Ditelberg: There are several uncertainties at play right now, and we haven’t seen this particular set of circumstances in recent memory, probably not since the unification of the gift and estate tax in 1976. The first is whether the provisions of the TCJA will sunset. The Republicans are campaigning on making those tax cuts permanent which would eliminate the sunset and the urgency to make gifts now. The administration’s Green Book is premised on allowing the TCJA changes to sunset. 

A second uncertainty is whether the Democrat’s proposal (from the Green Book) for a tax on unrealized appreciation (the so-called billionaire’s tax although it would apply to those having more than $100 million) will be enacted. A part of this is whether a tax on unrealized gain will be held to be unconstitutional in the Moore case currently pending before the Supreme Court. If this tax is enacted, it will create additional incentives to make gifts during life. 

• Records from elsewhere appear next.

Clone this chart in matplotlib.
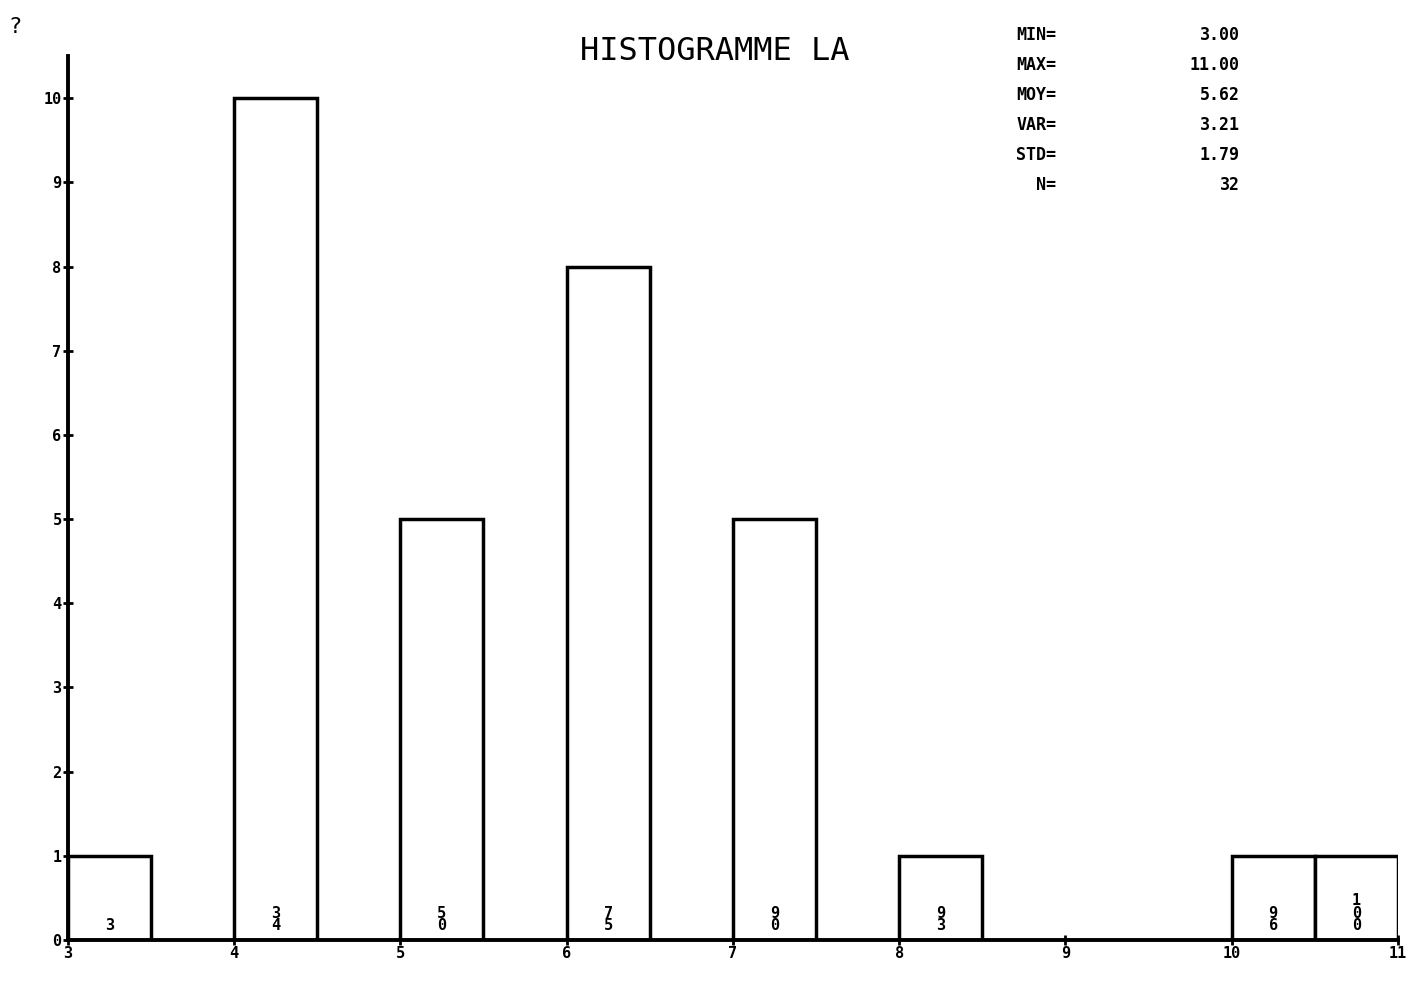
import numpy as np
import matplotlib.pyplot as plt

# classes de l'histogramme (borne gauche, largeur 0.5) et effectifs
bornes = [3, 4, 5, 6, 7, 8, 10, 10.5]
effectifs = [1, 10, 5, 8, 5, 1, 1, 1]
largeur = 0.5

stat_noms = ['MIN=', 'MAX=', 'MOY=', 'VAR=', 'STD=', 'N=']
stat_valeurs = ['3.00', '11.00', '5.62', '3.21', '1.79', '32']

x_ticks = [3, 4, 5, 6, 7, 8, 9, 10, 11]
y_ticks = [0, 1, 2, 3, 4, 5, 6, 7, 8, 9, 10]

plt.rcParams['font.family'] = 'DejaVu Sans Mono'

fig = plt.figure(figsize=(14.12, 9.82), dpi=100)
ax = fig.add_axes([0.048, 0.0428, 0.942, 0.900])

ax.bar(bornes, effectifs, width=largeur, align='edge',
       facecolor='white', edgecolor='black', linewidth=2.5, zorder=2)

# pourcentages cumules ecrits verticalement dans chaque barre
cumul = np.cumsum(effectifs) * 100 // sum(effectifs)
for b, c in zip(bornes, cumul):
    ax.text(b + largeur / 2, 0.08, '\n'.join(str(int(c))), ha='center', va='bottom',
            fontsize=11, fontweight='bold', linespacing=0.8, zorder=3)

ax.set_xlim(3, 11)
ax.set_ylim(0, 10.5)
ax.set_xticks(x_ticks)
ax.set_yticks(y_ticks)
ax.tick_params(axis='both', direction='inout', length=7, width=2, labelsize=11, pad=1)
for lab in ax.get_xticklabels() + ax.get_yticklabels():
    lab.set_fontweight('bold')

for s in ['top', 'right']:
    ax.spines[s].set_visible(False)
for s in ['left', 'bottom']:
    ax.spines[s].set_linewidth(2.8)

fig.text(0.506, 0.948, 'HISTOGRAMME LA', ha='center', va='center', fontsize=23)
fig.text(0.011, 0.972, '?', ha='center', va='center', fontsize=16)

for i, (n, v) in enumerate(zip(stat_noms, stat_valeurs)):
    y = 1 - (35 + i * 29.9) / 982
    fig.text(0.748, y, n, ha='right', va='center', fontsize=12, fontweight='bold')
    fig.text(0.878, y, v, ha='right', va='center', fontsize=12, fontweight='bold')

fig.savefig('out.png', dpi=100)
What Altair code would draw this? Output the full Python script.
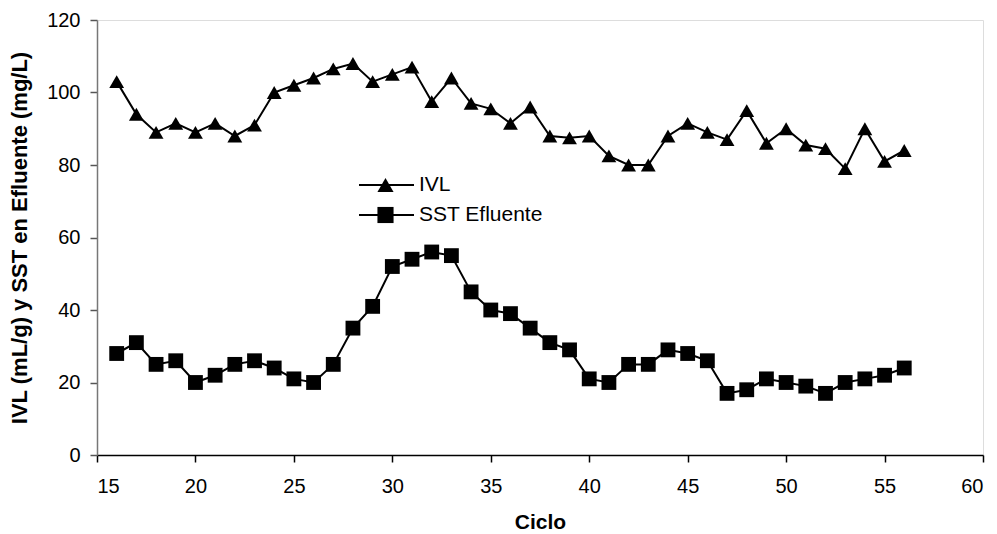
import altair as alt
import pandas as pd

ciclo = list(range(16, 57))
ivl = [103, 94, 89, 91.5, 89, 91.5, 88, 91, 100, 102, 104, 106.5, 108, 103, 105, 107,
       97.5, 104, 97, 95.5, 91.5, 96, 88, 87.5, 88, 82.5, 80, 80, 88, 91.5, 89, 87,
       95, 86, 90, 85.5, 84.5, 79, 90, 81, 84]
sst = [28, 31, 25, 26, 20, 22, 25, 26, 24, 21, 20, 25, 35, 41, 52, 54, 56, 55, 45, 40,
       39, 35, 31, 29, 21, 20, 25, 25, 29, 28, 26, 17, 18, 21, 20, 19, 17, 20, 21, 22, 24]
series = ["IVL", "SST Efluente"]
marker_keys = ["m_IVL", "m_SST"]

rows = []
for c, v in zip(ciclo, ivl):
    rows.append({"Ciclo": c, "valor": v, "serie": series[0], "marca": marker_keys[0]})
for c, v in zip(ciclo, sst):
    rows.append({"Ciclo": c, "valor": v, "serie": series[1], "marca": marker_keys[1]})
df = pd.DataFrame(rows)

FONT = "Liberation Sans"

x = alt.X("Ciclo:Q", title="Ciclo",
          scale=alt.Scale(domain=[15, 60], nice=False, zero=False),
          axis=alt.Axis(values=list(range(15, 61, 5)), grid=False, tickSize=7,
                        labelFontSize=20, titleFontSize=21, titleFontWeight="bold",
                        labelFont=FONT, titleFont=FONT, domainColor="black", tickColor="black",
                        labelColor="black", titleColor="black", labelPadding=14,
                        titlePadding=15, domainWidth=1.5, tickWidth=1.5))
y = alt.Y("valor:Q", title="IVL (mL/g) y SST en Efluente (mg/L)",
          scale=alt.Scale(domain=[0, 120], nice=False),
          axis=alt.Axis(values=list(range(0, 121, 20)), grid=False, tickSize=7,
                        labelFontSize=20, titleFontSize=22, titleFontWeight="bold",
                        labelFont=FONT, titleFont=FONT, domainColor="#777", tickColor="#555",
                        labelColor="black", titleColor="black", labelPadding=10,
                        titlePadding=15, domainWidth=1.5, tickWidth=1.5))

lines = alt.Chart(df).mark_line(strokeWidth=2).encode(
    x=x, y=y,
    color=alt.Color("serie:N",
                    scale=alt.Scale(domain=series, range=["black", "black"]),
                    legend=alt.Legend(title=None, orient="none", legendX=261, legendY=150,
                                      symbolType="stroke", symbolSize=3025,
                                      symbolStrokeWidth=2, clipHeight=30, rowPadding=0,
                                      labelFontSize=21, labelFont=FONT, labelColor="black",
                                      labelOffset=4, padding=0)),
    detail="serie:N",
)

points = alt.Chart(df).mark_point(filled=True, opacity=1, color="black").encode(
    x=x, y=y,
    shape=alt.Shape("marca:N",
                    scale=alt.Scale(domain=marker_keys, range=["triangle-up", "square"]),
                    legend=alt.Legend(title=None, orient="none", legendX=280, legendY=150,
                                      symbolSize=260, symbolFillColor="black",
                                      symbolStrokeColor="black", symbolStrokeWidth=0,
                                      symbolOpacity=1, clipHeight=30, rowPadding=0,
                                      labelExpr="''", labelFontSize=1, labelOffset=0,
                                      padding=0)),
    size=alt.value(220),
)

chart = alt.layer(lines, points).properties(
    width=886, height=435,
    padding={"left": 0, "top": 2, "right": 5, "bottom": 0},
).configure_view(stroke=None).configure(background="white")

chart.save("out.html", embed_options={"renderer": "svg", "actions": False})
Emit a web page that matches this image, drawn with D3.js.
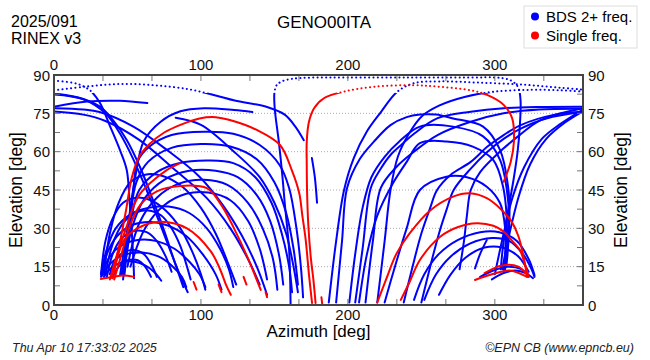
<!DOCTYPE html>
<html><head><meta charset="utf-8">
<script src="https://cdn.jsdelivr.net/npm/d3@7"></script>
<style>body{margin:0;background:#fff}svg{font-family:"Liberation Sans",Arial,sans-serif}</style>
</head><body><svg id="c" width="650" height="360"></svg>
<script>
// ---------- data ----------
const xTickLabels = [0, 100, 200, 300];
const yTickLabels = [0, 15, 30, 45, 60, 75, 90];
const gridLevels = [15, 30, 45, 60, 75];
const legendItems = ["BDS 2+ freq.", "Single freq."];
const titleText = "GENO00ITA";
const headerLines = ["2025/091", "RINEX v3"];
const footerLeft = "Thu Apr 10 17:33:02 2025";
const footerRight = "\u00A9EPN CB (www.epncb.eu)";

// satellite tracks [azimuth, elevation]
const blueTracks = [
  [[0,87.8],[15.4,86.6],[24.5,84],[31.3,79],[38.1,70],[44.9,60.6],[49.5,52.8],[51.5,40],[53,28],[54,18],[54.5,10.5]],
  [[0,84],[22,85.5],[45,86.5],[68,86],[91,84.5],[110,82],[123,80],[145,77.5],[157,74.5],[164,70],[170,64.5]],
  [[0,77.6],[22.5,79.6],[45,79.9],[63.5,79]],
  [[0,82.8],[17.7,81],[31.3,77.6],[40,72.4],[49.5,64.6],[58.5,54],[67.4,41],[75,29],[82,17],[88,7]],
  [[0,82.4],[20,80.5],[35,75],[45,67],[54,57],[63,45],[72,32],[80,20],[87,10],[91,5]],
  [[0,77],[20,76.5],[31,75.5],[54,69.8],[77,60.6],[99,50.2],[115,39],[128,27],[138,15],[145,4]],
  [[0,75.7],[20,74.5],[35,72],[58,64.6],[81,53.5],[104,41.8],[120,30],[132,18],[140,8]],
  [[45,12],[50,30],[53,42],[55.6,51],[61,64],[72.6,71.7],[86,75.8],[102,77],[122.5,76.3],[135,75.5]],
  [[46,12],[51,30],[54,45],[56.7,56],[65,62],[80,66.5],[102,67.8],[122,67],[140,62.6],[153.5,54.8],[160,45.8],[165,30],[168,15],[169.5,3]],
  [[47,12],[52,35],[56,48],[64,56],[80,61.5],[100,63],[120,62],[138,57],[150,48],[158,36],[163,22],[166,8]],
  [[48,12],[53,35],[58,45],[70,52],[85,55.5],[105,56.5],[122,55.5],[137,50],[148,40],[155,28],[160,15],[162,5]],
  [[47,10],[53,30],[62,42],[75,49],[92,52.5],[110,52.5],[125,50],[138,43],[147,33],[153,20],[156,8]],
  [[50,15],[58,32],[70,42],[85,47.5],[102,49],[118,47],[132,40],[142,30],[149,18],[152,6]],
  [[52,15],[62,30],[75,39],[90,43.5],[105,44],[120,41],[132,33],[140,22],[145,10]],
  [[82.8,73.3],[100,70.5],[122.5,60],[140,50],[150,40],[158,28],[163,15],[166,5]],
  [[32,12],[36,22],[42,30],[52,35.5],[64,38],[78,38.5],[92,36],[104,30],[113,22],[119,14],[122,7]],
  [[32,11],[36,20],[43,27],[54,31.5],[66,32.5],[78,31],[90,27],[101,20],[110,12],[114,6]],
  [[33,12],[37,18],[45,23],[58,25.5],[70,25],[82,22],[92,17],[99,12],[103,7]],
  [[33,11.5],[38,16],[47,19.5],[60,20.5],[71,19],[80,15.5],[87,11],[90,7]],
  [[34,11],[38,14],[45,16.5],[54,17],[62,15.5],[68,13],[73,9.5]],
  [[35,12],[40,24],[47,32],[55,36],[64,37],[73,35],[80,30],[86,23],[90,16],[93,10]],
  [[36,11],[40,20],[46,26],[55,29],[63,28.5],[70,25],[76,19],[80,13]],
  [[38,12],[41,17],[47,20.5],[54,21.5],[61,20],[66,16],[70,11]],
  [[40,11],[44,15],[50,17.5],[57,17.5],[62,15],[66,11]],
  [[32,12],[35,25],[40,34],[47,40],[56,42],[66,41],[76,37],[86,30],[94,21],[100,12],[103,6]],
  [[34,12],[38,28],[44,40],[52,48],[62,51],[74,50.5],[88,46],[100,38],[110,28],[118,17],[124,8]],
  [[161,0.5],[160,21.5],[157,40],[155.5,50],[153,63.9],[150.2,77],[150,83],[151.5,86],[155,87.5],[162,88.5],[175,89],[200,89],[240,89],[280,89],[305,88.8],[312,87.5],[316,85],[317.5,80],[317,70],[315.5,60],[313,50],[310,40],[307,30],[305,20],[304,14]],
  [[175.5,57.5],[177.5,50],[179,40]],
  [[187,1],[192,25],[197.4,45],[204,57.5],[213,68],[222.6,75.6],[233.5,83.4],[245,86.8],[262,87.5],[290,87],[320,86.2],[345,85],[360,84.3]],
  [[192,1],[196,25],[199.4,45.7],[208,57],[217.8,64],[229,70.4],[240,73.5],[249,74.5],[260,74.5],[271.6,73],[292,69.8],[303.6,60.6],[309,46.3],[310,37],[309,25],[307,14]],
  [[201,1],[205,20],[210,38],[216,50],[225,58],[235,64],[249,69.8],[271.6,69.8],[292,66],[303.6,56.7],[309,41],[309.5,28],[308,16]],
  [[207.6,1],[213,20],[220,35],[230,47],[240,56],[249,63.3],[267,64],[285,62],[299,56.7],[305.6,46.3],[308,35],[308,24],[306,14]],
  [[225,1],[232,15],[240,30],[249,45],[267,50.2],[281,50],[294.5,46.3],[303.6,39.8],[307,30],[307,20],[306,13]],
  [[220,1],[225,25],[229,45],[234,58],[241,66.5],[250,73.7],[262,78],[280,81.5],[300,83.5],[325,84.2],[345,84],[360,83.5]],
  [[205,1],[210,22],[215.6,45.8],[222,53],[229,58.7],[237,63],[245,67],[260.7,73],[283.6,75.6],[306,77],[330,77.5],[360,77.6]],
  [[212,1],[217,25],[222.4,45.8],[233,54],[245,60],[261,66.5],[283.6,71.7],[306,75],[330,76.5],[360,76.8]],
  [[238,1],[244,15],[250,28],[256,38],[260.7,45],[270,51],[283.6,56],[295,62],[306,66.5],[317.6,70.4],[340,74.4],[360,75.6]],
  [[250,1],[256,15],[262,28],[267,37],[272,45],[283,53],[295,60],[306,65],[317.6,69],[335,73],[360,75.5]],
  [[276,14],[279,25],[281,35],[283.6,45],[290,52],[306,61.3],[318,67],[329,71.7],[345,75],[360,77]],
  [[300,12],[306,28],[312,42],[320,54],[332,65],[345,71],[360,76.5]],
  [[305,14],[310,28],[316,42],[324,55],[335,65],[348,71.5],[360,75.8]],
  [[245,2],[252,12],[262,20],[275,25.5],[290,28.5],[303,28.5],[315,25],[323,18],[327,11.7]],
  [[252,2],[260,12],[270,19],[283,24],[298,26.2],[310,25],[319,20],[325,14],[327,11]],
  [[262,4],[270,12],[280,18.5],[293,22.5],[305,22.5],[316,19],[323,13]],
  [[290,11],[299,13.5],[309,15],[318,14],[323,11.5]],
  [[298,10],[306,12.5],[314,13.5],[321,12.5],[326,10.5]],
  [[286.5,14.3],[290,20],[294.5,25.4]]
];

const redTracks = [
  [[39.5,10.5],[45,25],[49,37],[53,50],[58,58],[65,63],[75,67.5],[86,70.5],[99,73],[110,73.5],[122,72],[138,68.5],[153.8,62.6],[161.8,52.8],[166.8,44],[169,35],[171.3,25.4],[173.5,12],[175.6,0.8]],
  [[178,0.8],[176.5,10],[174.7,18.9],[173,32],[172.2,45],[172,55],[172,63.9],[173.5,71.7],[177,77],[183.7,80.9],[197.4,83.5],[217.8,85.4],[245,86],[260.7,85.5],[283.6,84],[294.7,82.2],[306,78.3],[311.7,73.2],[313,64],[310.8,56],[306,48.2]],
  [[38,10],[43,20],[49,30],[54,38.5],[58,43],[65.3,47.6],[76.7,52.8],[85.8,55.5]],
  [[41,10],[46,20],[51,30],[58.5,39],[70,44.5],[85.8,46.6],[104,45.7],[114,39],[122.5,30],[131.5,18.9],[140.7,5.9]],
  [[40,10.5],[43,18],[47.2,25],[56.7,30],[72.6,32.6],[90.5,30],[106.7,21],[113,14],[117,8],[120.3,4]],
  [[31.8,10.2],[40,11],[47,11.5],[54.5,11]],
  [[220,1],[226,10],[233,20],[242,28],[256,37],[271.6,42.4],[283,43.7],[294.5,41.8],[303.6,37.8],[311,33],[316,27],[319.5,19],[322,11]],
  [[236,2],[242,9],[249,17.6],[262.8,26.7],[275,30.5],[287.7,32],[299,31],[306,28.7],[312,25],[317,21.5],[320.5,16],[323,11]],
  [[286.5,9.8],[298,12],[310,13.5],[322,11]],
  [[293,12.5],[305,15.5],[316,15],[323,11]],
  [[95,9],[97,6]],[[112,8],[114,5]],[[129,11],[131,8]],[[144,5],[145,3]],[[182,3],[182.5,0.5]]
];

// ---------- drawing ----------
const svg = d3.select('#c');
const x = d3.scaleLinear().domain([0, 360]).range([54, 583]);
const y = d3.scaleLinear().domain([0, 90]).range([305, 75]);
const dotLevel = 83;

const defs = svg.append('defs');
defs.append('clipPath').attr('id','cTop').append('rect')
  .attr('x', x(0)).attr('y', y(90)).attr('width', x(360)-x(0)).attr('height', y(dotLevel)-y(90));
defs.append('clipPath').attr('id','cBot').append('rect')
  .attr('x', x(0)).attr('y', y(dotLevel)).attr('width', x(360)-x(0)).attr('height', y(0)-y(dotLevel));

// grid
svg.append('g').selectAll('line').data(gridLevels).join('line')
  .attr('x1', x(0)).attr('x2', x(360)).attr('y1', d=>y(d)).attr('y2', d=>y(d))
  .attr('stroke', '#aaa').attr('stroke-width', 1).attr('stroke-dasharray', '1,2');

// tracks
const line = d3.line().x(d=>x(d[0])).y(d=>y(d[1])).curve(d3.curveCatmullRom.alpha(0.5));
function drawTracks(data, color) {
  svg.append('g').attr('clip-path','url(#cBot)').selectAll('path').data(data).join('path')
    .attr('d', line).attr('fill','none').attr('stroke', color).attr('stroke-width', 2.0)
    .attr('stroke-linecap','round').attr('stroke-linejoin','round');
  svg.append('g').attr('clip-path','url(#cTop)').selectAll('path').data(data).join('path')
    .attr('d', line).attr('fill','none').attr('stroke', color).attr('stroke-width', 2.0)
    .attr('stroke-linecap','round').attr('stroke-dasharray','0.1,4.2');
}
drawTracks(blueTracks, '#0000ff');
drawTracks(redTracks, '#ff0000');

// ticks (inward)
const xMinor = d3.range(0, 359, 100/3);
const yMinor = d3.range(0, 90.1, 7.5);
const tg = svg.append('g').attr('stroke', '#777').attr('stroke-width', 1);
tg.selectAll('.xb').data(xMinor).join('line').attr('class','xb').attr('x1', d=>x(d)).attr('x2', d=>x(d)).attr('y1', y(0)).attr('y2', y(0)-6);
tg.selectAll('.xt').data(xMinor).join('line').attr('class','xt').attr('x1', d=>x(d)).attr('x2', d=>x(d)).attr('y1', y(90)).attr('y2', y(90)+6);
tg.selectAll('.yl').data(yMinor).join('line').attr('class','yl').attr('x1', x(0)).attr('x2', x(0)+6).attr('y1', d=>y(d)).attr('y2', d=>y(d));
tg.selectAll('.yr').data(yMinor).join('line').attr('class','yr').attr('x1', x(360)).attr('x2', x(360)-6).attr('y1', d=>y(d)).attr('y2', d=>y(d));

// frame
svg.append('rect').attr('x', x(0)).attr('y', y(90)).attr('width', x(360)-x(0)).attr('height', y(0)-y(90))
  .attr('fill','none').attr('stroke','#444').attr('stroke-width', 2);

// tick labels
const lab = svg.append('g').attr('font-size', 15).attr('fill', '#111');
lab.selectAll('.xbl').data(xTickLabels).join('text').attr('class','xbl').attr('x', d=>x(d)).attr('y', y(0)+15).attr('text-anchor','middle').text(d=>d);
lab.selectAll('.xtl').data(xTickLabels).join('text').attr('class','xtl').attr('x', d=>x(d)).attr('y', y(90)-5).attr('text-anchor','middle').text(d=>d);
lab.selectAll('.yll').data(yTickLabels).join('text').attr('class','yll').attr('x', x(0)-4).attr('y', d=>y(d)+5.5).attr('text-anchor','end').text(d=>d);
lab.selectAll('.yrl').data(yTickLabels).join('text').attr('class','yrl').attr('x', x(360)+5).attr('y', d=>y(d)+5.5).attr('text-anchor','start').text(d=>d);

// axis titles
svg.append('text').attr('x', (x(0)+x(360))/2).attr('y', 336.5).attr('text-anchor','middle').attr('font-size', 17).text('Azimuth [deg]');
svg.append('text').attr('transform', `translate(22,${(y(0)+y(90))/2}) rotate(-90)`).attr('text-anchor','middle').attr('font-size', 17.5).text('Elevation [deg]');
svg.append('text').attr('transform', `translate(627,${(y(0)+y(90))/2}) rotate(-90)`).attr('text-anchor','middle').attr('font-size', 17.5).text('Elevation [deg]');

// header
svg.append('text').attr('x', 11).attr('y', 26.5).attr('font-size', 16).text(headerLines[0]);
svg.append('text').attr('x', 11).attr('y', 44).attr('font-size', 16).text(headerLines[1]);
svg.append('text').attr('x', 324).attr('y', 28).attr('text-anchor','middle').attr('font-size', 17).text(titleText);

// legend
const lg = svg.append('g');
lg.append('rect').attr('x', 524).attr('y', 6).attr('width', 113).attr('height', 42).attr('fill','#fff').attr('stroke','#ddd');
const legColors = ['#0000ff', '#ff0000'];
legendItems.forEach((t, i) => {
  lg.append('circle').attr('cx', 535).attr('cy', 16.5 + i*19).attr('r', 4).attr('fill', legColors[i]);
  lg.append('text').attr('x', 546).attr('y', 22 + i*19).attr('font-size', 15).text(t);
});

// footer
svg.append('text').attr('x', 12).attr('y', 352).attr('font-size', 12.5).attr('font-style','italic').attr('fill','#222').text(footerLeft);
svg.append('text').attr('x', 634).attr('y', 352).attr('text-anchor','end').attr('font-size', 12.5).attr('font-style','italic').attr('fill','#222').text(footerRight);
</script></body></html>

A third issue is whether the proposed change to carry-over basis at death (eliminating the basis step-up) will be enacted. If that is enacted, a major incentive for waiting to make gifts until death to get the basis step up will be eliminated and there will be a greater incentive for those who can afford it to make lifetime gifts.

About Jane Ditelberg
Prior to her current role, Ditelberg spent 15 years in the Legal Department at Northern Trust as Senior Legal Counsel and Assistant General Counsel, where she advised the National Trust and Advisory Practice on legal issues related to Northern Trust’s role as trustee, executor and guardian. Before Northern Trust, she spent a combined 17 years in the private practice of law with Foley & Larder and then Sidley LLP in Chicago, where her practice was limited to trusts, estates, and related areas of taxation. As part of her practice, she oversaw the preparation and filing of tax returns, provided covered tax advice, handled tax audits and filed numerous requests for private letter rulings with the IRS.